• _SHORT PROBLEM_:
Retype every line from the start of the entries below down to the line with "import plotly.graph_objects as go", both ends included; skip the pictures.

• _RECORDS FOR PROCESSING_:
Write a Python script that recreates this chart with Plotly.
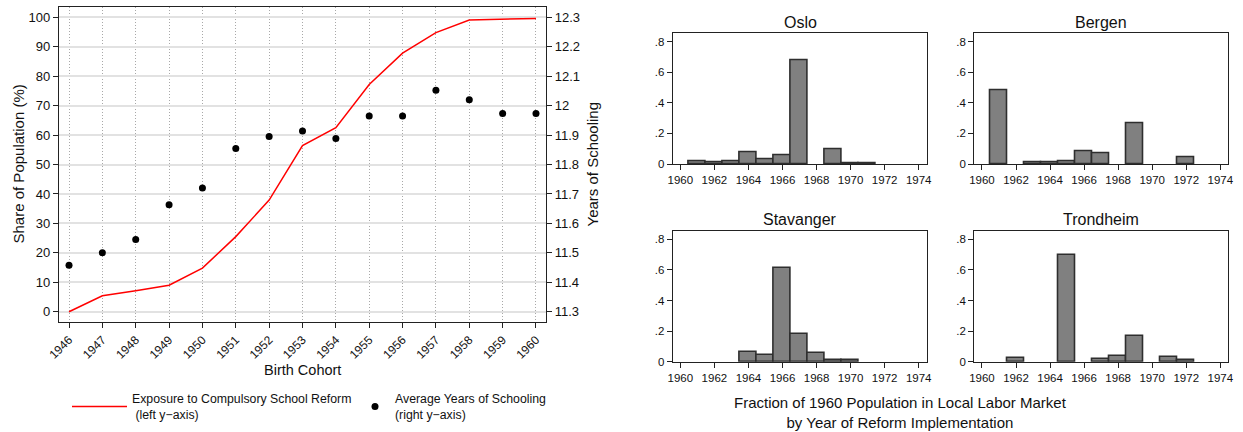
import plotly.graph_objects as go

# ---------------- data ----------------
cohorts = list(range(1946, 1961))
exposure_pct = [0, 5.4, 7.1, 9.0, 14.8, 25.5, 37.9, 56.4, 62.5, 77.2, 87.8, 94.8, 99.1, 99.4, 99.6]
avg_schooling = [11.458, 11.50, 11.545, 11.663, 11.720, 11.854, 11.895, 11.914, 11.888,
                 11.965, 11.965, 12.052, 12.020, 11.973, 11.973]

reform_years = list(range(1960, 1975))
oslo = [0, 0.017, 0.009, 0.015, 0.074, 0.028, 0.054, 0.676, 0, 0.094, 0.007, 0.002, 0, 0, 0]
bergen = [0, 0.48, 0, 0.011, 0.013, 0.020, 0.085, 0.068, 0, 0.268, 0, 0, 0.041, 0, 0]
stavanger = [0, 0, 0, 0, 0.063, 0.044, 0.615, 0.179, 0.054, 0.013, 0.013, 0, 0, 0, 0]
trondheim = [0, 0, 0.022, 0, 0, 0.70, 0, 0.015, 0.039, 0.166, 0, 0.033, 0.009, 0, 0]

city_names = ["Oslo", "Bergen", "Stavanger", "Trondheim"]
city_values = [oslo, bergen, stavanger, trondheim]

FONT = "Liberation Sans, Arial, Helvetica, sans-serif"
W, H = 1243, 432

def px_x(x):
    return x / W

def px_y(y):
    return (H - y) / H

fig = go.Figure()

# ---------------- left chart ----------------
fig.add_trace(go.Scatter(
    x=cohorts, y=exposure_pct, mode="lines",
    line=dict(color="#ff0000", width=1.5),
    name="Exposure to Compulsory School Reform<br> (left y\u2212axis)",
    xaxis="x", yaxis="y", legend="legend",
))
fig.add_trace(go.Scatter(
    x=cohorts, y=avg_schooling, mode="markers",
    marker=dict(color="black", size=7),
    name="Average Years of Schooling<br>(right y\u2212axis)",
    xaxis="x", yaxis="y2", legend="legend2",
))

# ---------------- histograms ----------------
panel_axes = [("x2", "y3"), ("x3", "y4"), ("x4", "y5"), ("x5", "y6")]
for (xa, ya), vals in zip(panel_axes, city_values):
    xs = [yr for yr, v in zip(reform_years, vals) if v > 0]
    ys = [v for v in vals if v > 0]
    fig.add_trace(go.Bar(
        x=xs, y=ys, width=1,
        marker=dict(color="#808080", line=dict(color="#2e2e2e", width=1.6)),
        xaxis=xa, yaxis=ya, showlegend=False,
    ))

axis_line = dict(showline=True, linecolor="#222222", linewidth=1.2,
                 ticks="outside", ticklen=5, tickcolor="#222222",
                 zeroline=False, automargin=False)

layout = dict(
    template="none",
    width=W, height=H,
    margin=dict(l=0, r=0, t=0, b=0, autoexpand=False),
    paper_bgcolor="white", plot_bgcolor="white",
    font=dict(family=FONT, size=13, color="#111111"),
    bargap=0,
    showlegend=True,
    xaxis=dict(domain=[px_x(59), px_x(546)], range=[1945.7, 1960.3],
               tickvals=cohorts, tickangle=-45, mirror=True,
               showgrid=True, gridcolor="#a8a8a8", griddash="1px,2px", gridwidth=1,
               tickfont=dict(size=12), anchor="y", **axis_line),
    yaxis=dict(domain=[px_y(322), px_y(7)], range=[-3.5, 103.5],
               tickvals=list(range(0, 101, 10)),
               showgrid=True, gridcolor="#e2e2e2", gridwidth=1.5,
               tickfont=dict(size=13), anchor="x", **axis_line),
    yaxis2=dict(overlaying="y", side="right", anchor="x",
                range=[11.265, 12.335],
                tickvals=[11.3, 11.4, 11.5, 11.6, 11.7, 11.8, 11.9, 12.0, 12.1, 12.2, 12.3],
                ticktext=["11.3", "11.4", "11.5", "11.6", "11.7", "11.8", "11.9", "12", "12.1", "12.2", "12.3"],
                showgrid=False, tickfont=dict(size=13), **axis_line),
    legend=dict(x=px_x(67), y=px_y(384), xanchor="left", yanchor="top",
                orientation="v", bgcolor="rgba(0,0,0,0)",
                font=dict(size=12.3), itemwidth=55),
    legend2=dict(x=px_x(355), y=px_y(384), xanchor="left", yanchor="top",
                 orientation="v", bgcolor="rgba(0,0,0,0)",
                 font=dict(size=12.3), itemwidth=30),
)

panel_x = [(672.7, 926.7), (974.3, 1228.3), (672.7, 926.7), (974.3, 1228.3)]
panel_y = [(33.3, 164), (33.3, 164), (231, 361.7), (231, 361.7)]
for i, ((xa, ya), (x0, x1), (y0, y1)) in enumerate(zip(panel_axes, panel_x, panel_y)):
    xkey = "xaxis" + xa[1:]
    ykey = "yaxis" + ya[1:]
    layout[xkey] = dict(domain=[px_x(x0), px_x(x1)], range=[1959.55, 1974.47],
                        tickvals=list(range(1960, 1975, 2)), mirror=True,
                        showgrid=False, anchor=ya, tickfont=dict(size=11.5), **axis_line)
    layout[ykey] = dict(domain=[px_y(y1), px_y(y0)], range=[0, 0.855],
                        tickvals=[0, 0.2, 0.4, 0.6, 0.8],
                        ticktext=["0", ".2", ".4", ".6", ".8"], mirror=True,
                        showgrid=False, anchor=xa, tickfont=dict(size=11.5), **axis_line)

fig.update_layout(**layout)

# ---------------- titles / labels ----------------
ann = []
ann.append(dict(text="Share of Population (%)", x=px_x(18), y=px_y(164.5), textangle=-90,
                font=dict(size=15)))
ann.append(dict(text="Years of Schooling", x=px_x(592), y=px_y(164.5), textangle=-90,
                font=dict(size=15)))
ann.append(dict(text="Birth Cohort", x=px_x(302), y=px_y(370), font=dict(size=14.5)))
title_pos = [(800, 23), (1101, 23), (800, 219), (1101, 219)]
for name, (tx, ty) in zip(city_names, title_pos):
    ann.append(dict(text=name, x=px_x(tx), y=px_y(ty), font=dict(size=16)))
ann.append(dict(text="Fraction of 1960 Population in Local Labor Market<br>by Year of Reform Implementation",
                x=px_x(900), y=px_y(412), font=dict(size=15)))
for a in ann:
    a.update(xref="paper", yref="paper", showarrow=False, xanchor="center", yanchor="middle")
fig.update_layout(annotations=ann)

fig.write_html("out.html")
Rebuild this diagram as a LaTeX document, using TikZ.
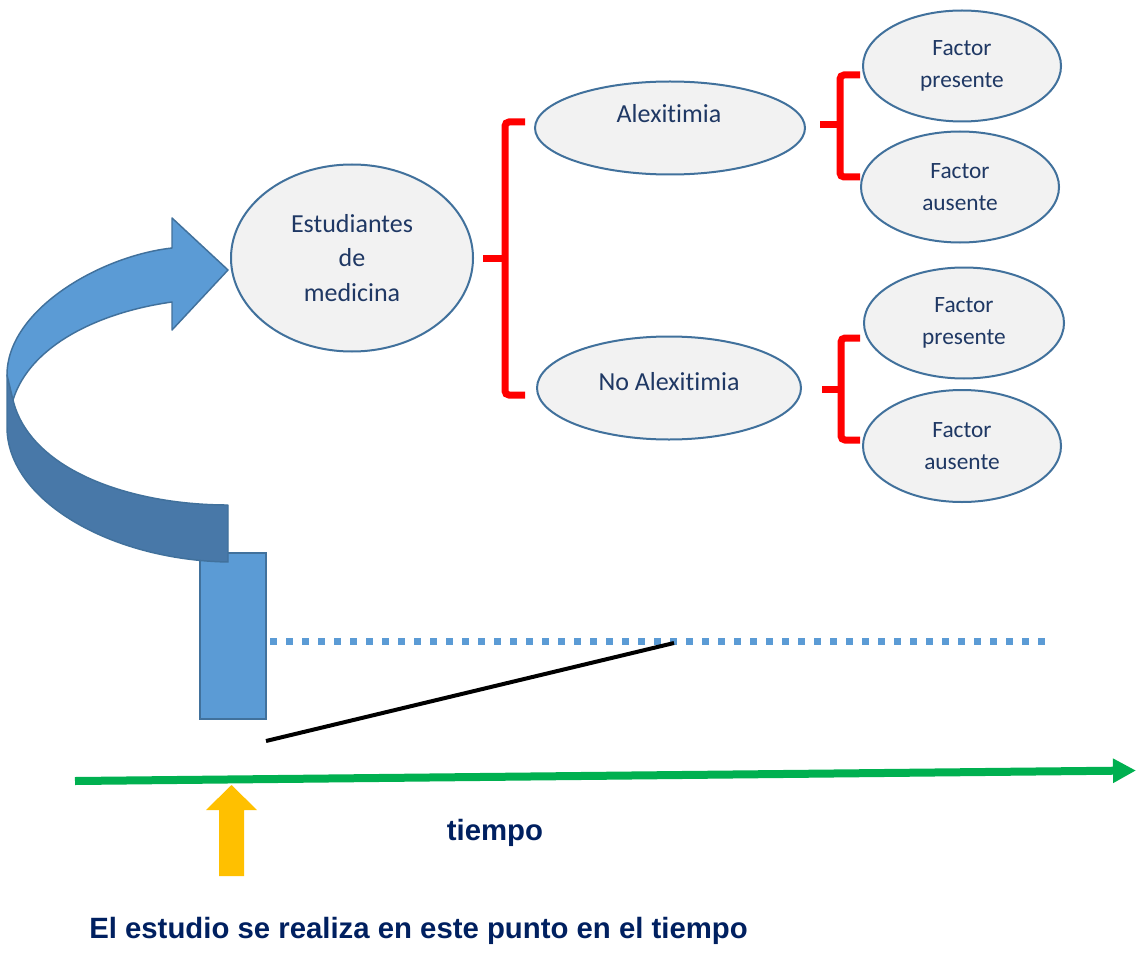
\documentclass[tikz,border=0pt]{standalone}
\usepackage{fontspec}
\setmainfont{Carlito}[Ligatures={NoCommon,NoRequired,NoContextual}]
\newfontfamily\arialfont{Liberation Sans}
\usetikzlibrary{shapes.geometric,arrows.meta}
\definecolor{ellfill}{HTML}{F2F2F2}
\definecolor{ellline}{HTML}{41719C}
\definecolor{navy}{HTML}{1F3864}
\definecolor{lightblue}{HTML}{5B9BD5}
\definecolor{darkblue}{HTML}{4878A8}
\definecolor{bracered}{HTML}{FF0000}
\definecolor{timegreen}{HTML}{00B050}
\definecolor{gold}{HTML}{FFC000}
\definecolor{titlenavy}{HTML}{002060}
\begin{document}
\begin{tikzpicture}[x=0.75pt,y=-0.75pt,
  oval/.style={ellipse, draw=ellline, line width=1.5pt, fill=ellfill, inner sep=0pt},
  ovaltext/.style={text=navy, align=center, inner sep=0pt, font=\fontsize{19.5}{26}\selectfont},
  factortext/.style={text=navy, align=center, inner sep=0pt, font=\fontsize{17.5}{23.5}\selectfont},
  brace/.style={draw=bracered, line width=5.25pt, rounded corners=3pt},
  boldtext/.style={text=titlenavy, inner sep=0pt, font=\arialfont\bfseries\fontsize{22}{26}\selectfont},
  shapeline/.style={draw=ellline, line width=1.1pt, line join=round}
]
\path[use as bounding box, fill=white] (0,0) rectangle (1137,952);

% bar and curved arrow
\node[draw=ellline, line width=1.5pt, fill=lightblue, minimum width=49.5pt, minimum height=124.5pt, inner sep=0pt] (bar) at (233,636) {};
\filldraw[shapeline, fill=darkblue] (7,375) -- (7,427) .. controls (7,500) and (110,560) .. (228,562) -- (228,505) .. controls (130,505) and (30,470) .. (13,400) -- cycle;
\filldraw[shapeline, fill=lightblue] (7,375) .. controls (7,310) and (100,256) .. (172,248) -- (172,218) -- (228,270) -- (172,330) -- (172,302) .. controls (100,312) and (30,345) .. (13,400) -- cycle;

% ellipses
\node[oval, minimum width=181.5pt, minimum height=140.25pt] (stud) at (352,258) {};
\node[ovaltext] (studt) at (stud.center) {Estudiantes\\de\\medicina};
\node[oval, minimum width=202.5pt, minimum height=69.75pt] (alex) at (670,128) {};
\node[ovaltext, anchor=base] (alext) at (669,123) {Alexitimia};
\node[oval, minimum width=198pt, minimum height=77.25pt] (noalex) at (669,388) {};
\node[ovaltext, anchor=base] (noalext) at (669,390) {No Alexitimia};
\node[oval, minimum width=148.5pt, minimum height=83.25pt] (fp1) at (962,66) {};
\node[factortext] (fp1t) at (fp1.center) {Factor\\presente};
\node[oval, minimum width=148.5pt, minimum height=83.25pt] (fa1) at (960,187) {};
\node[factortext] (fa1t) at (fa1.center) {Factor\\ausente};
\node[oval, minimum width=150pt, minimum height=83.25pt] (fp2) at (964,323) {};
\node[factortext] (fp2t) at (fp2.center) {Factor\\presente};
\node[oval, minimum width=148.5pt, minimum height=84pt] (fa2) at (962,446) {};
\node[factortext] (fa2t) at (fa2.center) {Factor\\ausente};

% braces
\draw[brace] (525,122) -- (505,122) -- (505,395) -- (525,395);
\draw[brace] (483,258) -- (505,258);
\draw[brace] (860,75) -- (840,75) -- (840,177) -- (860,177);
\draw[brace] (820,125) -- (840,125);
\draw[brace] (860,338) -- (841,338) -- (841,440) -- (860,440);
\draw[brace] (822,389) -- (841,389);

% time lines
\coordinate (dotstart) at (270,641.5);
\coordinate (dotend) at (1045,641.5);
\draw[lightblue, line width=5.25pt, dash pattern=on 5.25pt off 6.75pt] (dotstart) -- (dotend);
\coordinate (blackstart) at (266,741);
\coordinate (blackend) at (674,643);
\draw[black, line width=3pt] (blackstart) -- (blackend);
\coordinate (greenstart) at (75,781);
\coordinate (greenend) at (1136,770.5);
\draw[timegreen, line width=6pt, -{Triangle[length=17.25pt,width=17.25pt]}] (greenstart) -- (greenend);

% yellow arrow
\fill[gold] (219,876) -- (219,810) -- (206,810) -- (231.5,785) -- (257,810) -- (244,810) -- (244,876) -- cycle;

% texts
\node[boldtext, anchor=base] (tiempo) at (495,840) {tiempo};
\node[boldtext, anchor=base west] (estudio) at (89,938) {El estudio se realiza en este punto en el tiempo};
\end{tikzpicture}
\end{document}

• _OUTPUT FOR THIS TASK_:
Write a Python script that recreates this chart with Plotly.
import plotly.graph_objects as go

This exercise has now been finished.